沈鳳鳴這次臉上眼中已經沒有戲謔的笑。不是他不想,而是――他真的已經笑不出來。深到幾乎見骨的傷在身上,他全部力氣都用來抗拒痛楚,才不至於嘶喊出聲。哪怕有那麼一絲絲餘力,大概他都會要對她回以――那在她看來,罪無可恕的那一種侮辱的――笑。

回過頭來麵對君黎,秋葵才見他的表情緩和一點。

“我……是來找你的。”她輕聲地說著,甚至一時不敢與他對視。“我很擔心你。”

“我沒事。”君黎的聲音,回到了一貫的語氣。

“為什麼不告訴我你要做這麼危險的事情?”秋葵口氣又理直氣壯起來。“要不是我今天看了你的信,我都不曉得你竟妄想殺馬斯!”
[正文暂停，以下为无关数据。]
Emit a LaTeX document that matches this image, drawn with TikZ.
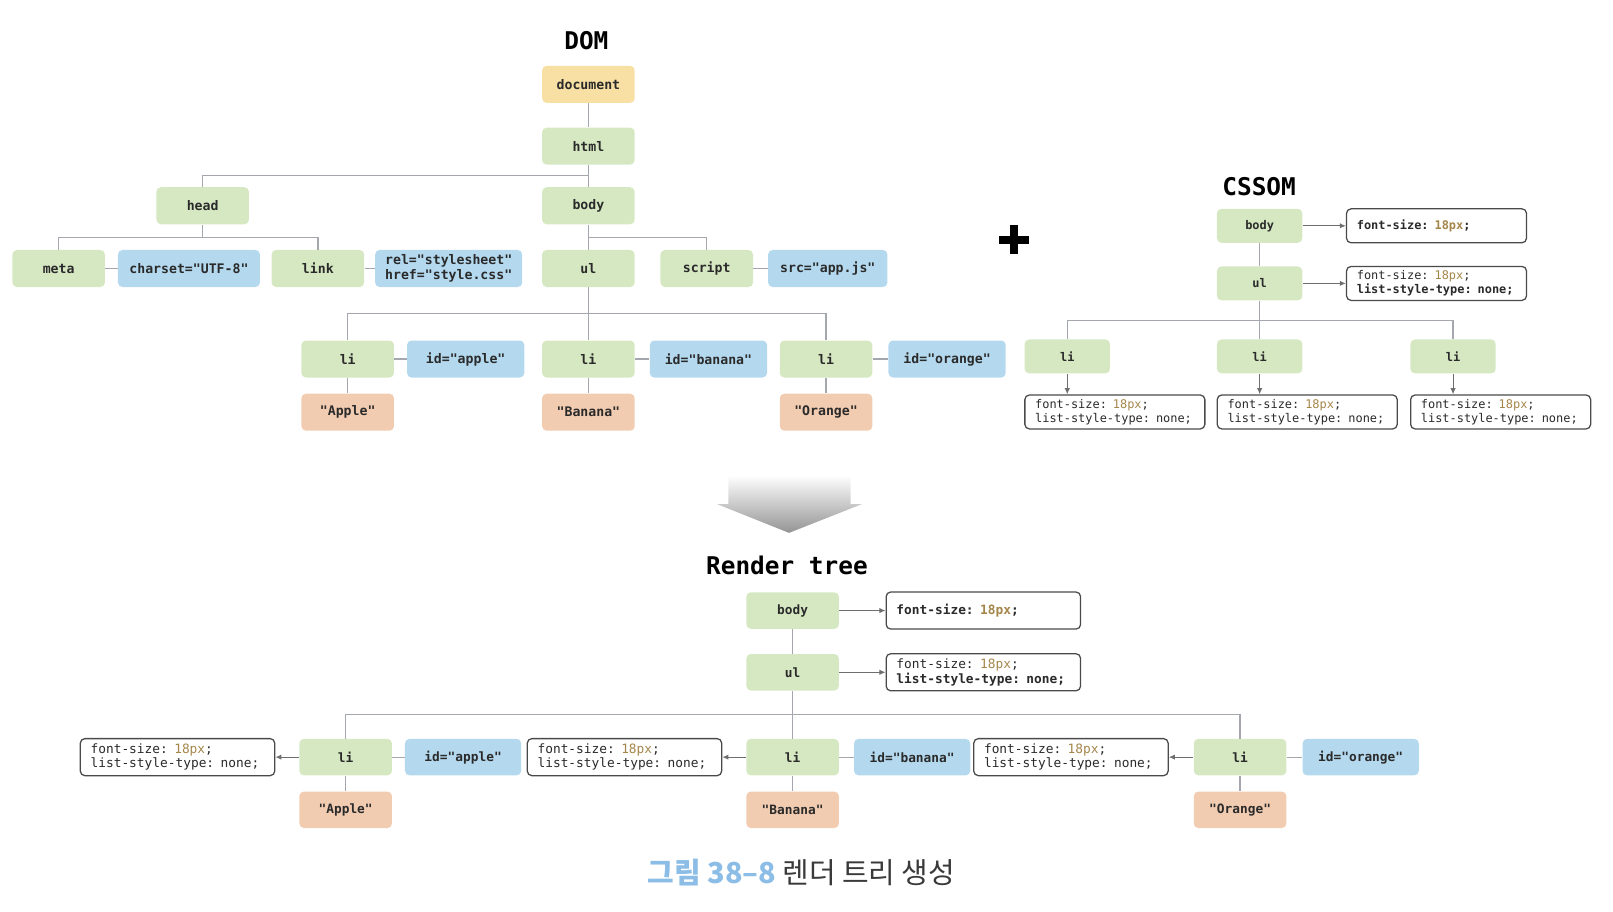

“我們先離開這裡,我慢慢跟你說吧。”君黎指指山門。“萬一上麵再來人,就不好走了。”

兩人回到客棧。恍如隔世,但他真的回來了。摸摸懷裡,那個銀色的、刻了一個“馬”字的圓牌還在。這該算是他的戰利品?殺了他,報了仇,他沒什麼遺憾了。可是畢竟是第一次殺人,回想起來,仍然如同一場惡夢。